++++ Information provided ++++

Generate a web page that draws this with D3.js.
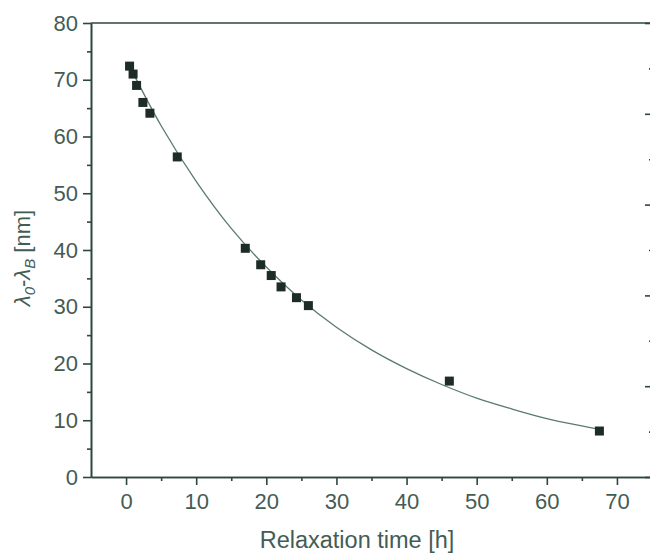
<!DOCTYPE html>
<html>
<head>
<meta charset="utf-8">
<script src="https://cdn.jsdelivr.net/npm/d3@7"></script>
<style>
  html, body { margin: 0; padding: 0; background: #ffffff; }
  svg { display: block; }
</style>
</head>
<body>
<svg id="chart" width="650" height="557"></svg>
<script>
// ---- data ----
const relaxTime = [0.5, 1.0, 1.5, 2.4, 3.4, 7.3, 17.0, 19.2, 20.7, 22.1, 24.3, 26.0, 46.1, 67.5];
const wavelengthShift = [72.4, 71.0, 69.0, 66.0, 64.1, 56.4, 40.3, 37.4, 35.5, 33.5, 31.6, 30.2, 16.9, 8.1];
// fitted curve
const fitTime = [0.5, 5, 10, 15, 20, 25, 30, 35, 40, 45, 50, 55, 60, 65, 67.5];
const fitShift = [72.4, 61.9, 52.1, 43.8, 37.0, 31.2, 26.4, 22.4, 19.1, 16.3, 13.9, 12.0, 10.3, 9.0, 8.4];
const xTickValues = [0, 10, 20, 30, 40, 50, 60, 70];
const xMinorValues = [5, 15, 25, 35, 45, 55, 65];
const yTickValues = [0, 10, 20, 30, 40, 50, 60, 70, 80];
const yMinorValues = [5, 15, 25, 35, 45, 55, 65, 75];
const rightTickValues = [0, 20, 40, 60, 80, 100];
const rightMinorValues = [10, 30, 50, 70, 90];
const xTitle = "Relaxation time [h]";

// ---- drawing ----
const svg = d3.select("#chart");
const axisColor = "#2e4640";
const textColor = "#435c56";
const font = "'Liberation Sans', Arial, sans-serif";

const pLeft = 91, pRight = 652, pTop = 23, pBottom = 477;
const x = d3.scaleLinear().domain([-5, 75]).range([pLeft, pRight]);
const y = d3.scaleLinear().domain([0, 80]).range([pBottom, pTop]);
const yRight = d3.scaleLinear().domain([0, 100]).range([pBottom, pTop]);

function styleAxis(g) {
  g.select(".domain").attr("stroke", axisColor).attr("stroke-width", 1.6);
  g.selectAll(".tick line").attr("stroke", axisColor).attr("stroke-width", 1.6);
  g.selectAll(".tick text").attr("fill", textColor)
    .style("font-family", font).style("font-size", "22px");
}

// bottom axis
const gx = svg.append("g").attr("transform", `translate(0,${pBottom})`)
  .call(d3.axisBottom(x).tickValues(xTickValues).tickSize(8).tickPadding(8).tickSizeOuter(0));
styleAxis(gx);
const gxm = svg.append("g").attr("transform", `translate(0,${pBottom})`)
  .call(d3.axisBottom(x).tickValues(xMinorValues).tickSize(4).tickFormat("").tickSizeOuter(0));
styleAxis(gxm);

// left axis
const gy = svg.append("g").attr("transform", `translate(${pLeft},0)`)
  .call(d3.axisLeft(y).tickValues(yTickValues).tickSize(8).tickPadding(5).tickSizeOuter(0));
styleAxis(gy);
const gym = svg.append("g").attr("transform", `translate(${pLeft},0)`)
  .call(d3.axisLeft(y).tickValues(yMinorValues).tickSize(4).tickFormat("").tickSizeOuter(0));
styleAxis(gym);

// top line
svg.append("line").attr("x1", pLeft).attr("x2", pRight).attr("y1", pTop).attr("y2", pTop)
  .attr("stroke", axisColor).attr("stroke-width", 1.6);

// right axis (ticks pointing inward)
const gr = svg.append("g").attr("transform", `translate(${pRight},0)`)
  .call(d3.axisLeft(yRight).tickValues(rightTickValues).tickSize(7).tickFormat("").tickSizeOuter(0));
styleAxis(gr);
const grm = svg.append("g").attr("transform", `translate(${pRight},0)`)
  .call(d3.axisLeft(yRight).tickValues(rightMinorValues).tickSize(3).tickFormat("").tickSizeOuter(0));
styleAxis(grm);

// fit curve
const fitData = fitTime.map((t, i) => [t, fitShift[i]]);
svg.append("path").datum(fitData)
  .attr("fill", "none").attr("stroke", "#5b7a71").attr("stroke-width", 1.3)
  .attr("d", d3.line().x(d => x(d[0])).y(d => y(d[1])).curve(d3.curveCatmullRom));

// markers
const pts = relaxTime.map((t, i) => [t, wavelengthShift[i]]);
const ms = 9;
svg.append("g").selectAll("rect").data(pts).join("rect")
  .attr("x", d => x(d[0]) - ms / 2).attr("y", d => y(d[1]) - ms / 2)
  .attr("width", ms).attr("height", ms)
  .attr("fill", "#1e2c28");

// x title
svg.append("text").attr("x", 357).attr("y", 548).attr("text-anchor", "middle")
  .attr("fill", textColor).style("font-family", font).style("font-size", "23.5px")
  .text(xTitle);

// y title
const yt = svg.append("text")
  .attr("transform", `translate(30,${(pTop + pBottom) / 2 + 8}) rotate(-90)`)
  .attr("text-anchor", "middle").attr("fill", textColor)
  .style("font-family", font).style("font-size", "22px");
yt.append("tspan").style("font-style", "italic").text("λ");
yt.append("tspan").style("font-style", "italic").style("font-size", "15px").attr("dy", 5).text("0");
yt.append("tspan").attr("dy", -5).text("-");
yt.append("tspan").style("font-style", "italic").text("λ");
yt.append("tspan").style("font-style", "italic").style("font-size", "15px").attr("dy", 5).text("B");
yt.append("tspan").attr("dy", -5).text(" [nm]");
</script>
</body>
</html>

++++

Short problem:
Transcribe the listing in full and omit the pictures.

Answer to this task:
Generate a web page that draws this with D3.js.
<!DOCTYPE html>
<html>
<head>
<meta charset="utf-8">
<script src="https://cdn.jsdelivr.net/npm/d3@7"></script>
<style>
  html, body { margin: 0; padding: 0; background: #ffffff; }
  svg { display: block; }
</style>
</head>
<body>
<svg id="chart" width="650" height="557"></svg>
<script>
// ---- data ----
const relaxTime = [0.5, 1.0, 1.5, 2.4, 3.4, 7.3, 17.0, 19.2, 20.7, 22.1, 24.3, 26.0, 46.1, 67.5];
const wavelengthShift = [72.4, 71.0, 69.0, 66.0, 64.1, 56.4, 40.3, 37.4, 35.5, 33.5, 31.6, 30.2, 16.9, 8.1];
// fitted curve
const fitTime = [0.5, 5, 10, 15, 20, 25, 30, 35, 40, 45, 50, 55, 60, 65, 67.5];
const fitShift = [72.4, 61.9, 52.1, 43.8, 37.0, 31.2, 26.4, 22.4, 19.1, 16.3, 13.9, 12.0, 10.3, 9.0, 8.4];
const xTickValues = [0, 10, 20, 30, 40, 50, 60, 70];
const xMinorValues = [5, 15, 25, 35, 45, 55, 65];
const yTickValues = [0, 10, 20, 30, 40, 50, 60, 70, 80];
const yMinorValues = [5, 15, 25, 35, 45, 55, 65, 75];
const rightTickValues = [0, 20, 40, 60, 80, 100];
const rightMinorValues = [10, 30, 50, 70, 90];
const xTitle = "Relaxation time [h]";

// ---- drawing ----
const svg = d3.select("#chart");
const axisColor = "#2e4640";
const textColor = "#435c56";
const font = "'Liberation Sans', Arial, sans-serif";

const pLeft = 91, pRight = 652, pTop = 23, pBottom = 477;
const x = d3.scaleLinear().domain([-5, 75]).range([pLeft, pRight]);
const y = d3.scaleLinear().domain([0, 80]).range([pBottom, pTop]);
const yRight = d3.scaleLinear().domain([0, 100]).range([pBottom, pTop]);

function styleAxis(g) {
  g.select(".domain").attr("stroke", axisColor).attr("stroke-width", 1.6);
  g.selectAll(".tick line").attr("stroke", axisColor).attr("stroke-width", 1.6);
  g.selectAll(".tick text").attr("fill", textColor)
    .style("font-family", font).style("font-size", "22px");
}

// bottom axis
const gx = svg.append("g").attr("transform", `translate(0,${pBottom})`)
  .call(d3.axisBottom(x).tickValues(xTickValues).tickSize(8).tickPadding(8).tickSizeOuter(0));
styleAxis(gx);
const gxm = svg.append("g").attr("transform", `translate(0,${pBottom})`)
  .call(d3.axisBottom(x).tickValues(xMinorValues).tickSize(4).tickFormat("").tickSizeOuter(0));
styleAxis(gxm);

// left axis
const gy = svg.append("g").attr("transform", `translate(${pLeft},0)`)
  .call(d3.axisLeft(y).tickValues(yTickValues).tickSize(8).tickPadding(5).tickSizeOuter(0));
styleAxis(gy);
const gym = svg.append("g").attr("transform", `translate(${pLeft},0)`)
  .call(d3.axisLeft(y).tickValues(yMinorValues).tickSize(4).tickFormat("").tickSizeOuter(0));
styleAxis(gym);

// top line
svg.append("line").attr("x1", pLeft).attr("x2", pRight).attr("y1", pTop).attr("y2", pTop)
  .attr("stroke", axisColor).attr("stroke-width", 1.6);

// right axis (ticks pointing inward)
const gr = svg.append("g").attr("transform", `translate(${pRight},0)`)
  .call(d3.axisLeft(yRight).tickValues(rightTickValues).tickSize(7).tickFormat("").tickSizeOuter(0));
styleAxis(gr);
const grm = svg.append("g").attr("transform", `translate(${pRight},0)`)
  .call(d3.axisLeft(yRight).tickValues(rightMinorValues).tickSize(3).tickFormat("").tickSizeOuter(0));
styleAxis(grm);

// fit curve
const fitData = fitTime.map((t, i) => [t, fitShift[i]]);
svg.append("path").datum(fitData)
  .attr("fill", "none").attr("stroke", "#5b7a71").attr("stroke-width", 1.3)
  .attr("d", d3.line().x(d => x(d[0])).y(d => y(d[1])).curve(d3.curveCatmullRom));

// markers
const pts = relaxTime.map((t, i) => [t, wavelengthShift[i]]);
const ms = 9;
svg.append("g").selectAll("rect").data(pts).join("rect")
  .attr("x", d => x(d[0]) - ms / 2).attr("y", d => y(d[1]) - ms / 2)
  .attr("width", ms).attr("height", ms)
  .attr("fill", "#1e2c28");

// x title
svg.append("text").attr("x", 357).attr("y", 548).attr("text-anchor", "middle")
  .attr("fill", textColor).style("font-family", font).style("font-size", "23.5px")
  .text(xTitle);

// y title
const yt = svg.append("text")
  .attr("transform", `translate(30,${(pTop + pBottom) / 2 + 8}) rotate(-90)`)
  .attr("text-anchor", "middle").attr("fill", textColor)
  .style("font-family", font).style("font-size", "22px");
yt.append("tspan").style("font-style", "italic").text("λ");
yt.append("tspan").style("font-style", "italic").style("font-size", "15px").attr("dy", 5).text("0");
yt.append("tspan").attr("dy", -5).text("-");
yt.append("tspan").style("font-style", "italic").text("λ");
yt.append("tspan").style("font-style", "italic").style("font-size", "15px").attr("dy", 5).text("B");
yt.append("tspan").attr("dy", -5).text(" [nm]");
</script>
</body>
</html>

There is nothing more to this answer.